In the second degree, i.e., the first at Eleusis, the initiates had to identify themselves with Demeter, and like her seek for the lost Persephone along the sea-shore, bearing torches in their hands. 

As a result of these various ceremonies they were shown the working tools of a field laborer, the most important of which was the winnowing fan, and to these the hierophant attached a symbolic meaning. The final point in the ceremony consisted, in showing them an ear of corn, and at the same moment water was poured on the ground. This cannot fail to remind us of certain incidents in the F.C. degree. 

The third degree consisted of a dramatic representation of the story of Persephone, wherein the initiate identified himself with the Goddess, and like her passed triumphant through Death and the Underworld to the resurrection. 

The Orphic Rites dealt with the same theme but from a slightly different angle, the chief character being Dionysius or Bacchus. It came from the East, probably from Asia Minor, and for Freemasons is of peculiar interest in that Strabo informs us that the Dionysian Artificers had a mystery rite associated with that God. It is possible that the Dionysian Artificers are the ancestors of modern Freemasonry, and therefore the fact that in the Orphic Rites women as wen as men were admitted is of considerable importance. It may surprise some readers to learn that a worn-down version of these Rites still survives among the Macedonian peasantry of to-day. 

Dionysius represents the corn that is buried to rise as the young wheat, and as late as 1908, the peasantry for several days each year enacted a Mystery drama wherein the chief incidents in the death and resurrection of the God were depicted. Facts like these should make us hesitate to deny the possibility of a direct connection between Freemasonry and the ancient Mysteries. 

Another important Rite was the Mystery Rite of Cybele, or the Great Mother 'Its chief center was at Rome and the hero who died and rose again was her lover, Attis. There were both exoteric ceremonies, which took place at the Spring Equinox, and also secret initiation rites, among which one of the most important was baptism in the blood of the bull. The initiates were made to identify themselves with Attis, and, like him, symbolically rose from the grave. Here again there is undoubted evidence that both women and men went through these ceremonies, and records exist showing that very often husband and wife went through them together.

There still remain several important rites, but these must be left for the next number. Before leaving the subject, however, it seems desirable to point out that there were a number of Rites, such as that of Sabazius, about which we know little, but which nevertheless catered for a very considerable number of people who desired something more intimate than the exoteric official groups. 

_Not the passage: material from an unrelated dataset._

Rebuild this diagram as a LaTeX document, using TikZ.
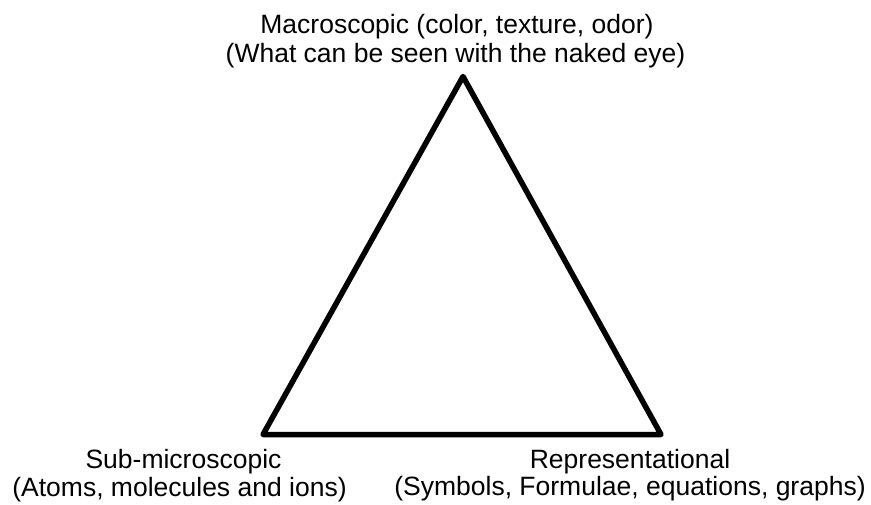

Indeed, any spiritually-minded man or woman was almost certain to be a member of one of them, and only in one case have we reason to believe that women were excluded, namely, from the Rite of Mithra. Even here the matter is disputed by some authorities, although the general consensus or opinion is that while there may have been an adoptive rite connected with Mithraism which admitted women, they were excluded from the actual mystery of Mithra itself. The reason for this exception seems to have been purely practical. The Mithraic Rite was peculiarly associated with the Roman Army and was particularly strong among the legions on the frontier of the Empire where the troops were stationed among a comparatively barbarous peasantry, among whom few suitable women candidates would be found.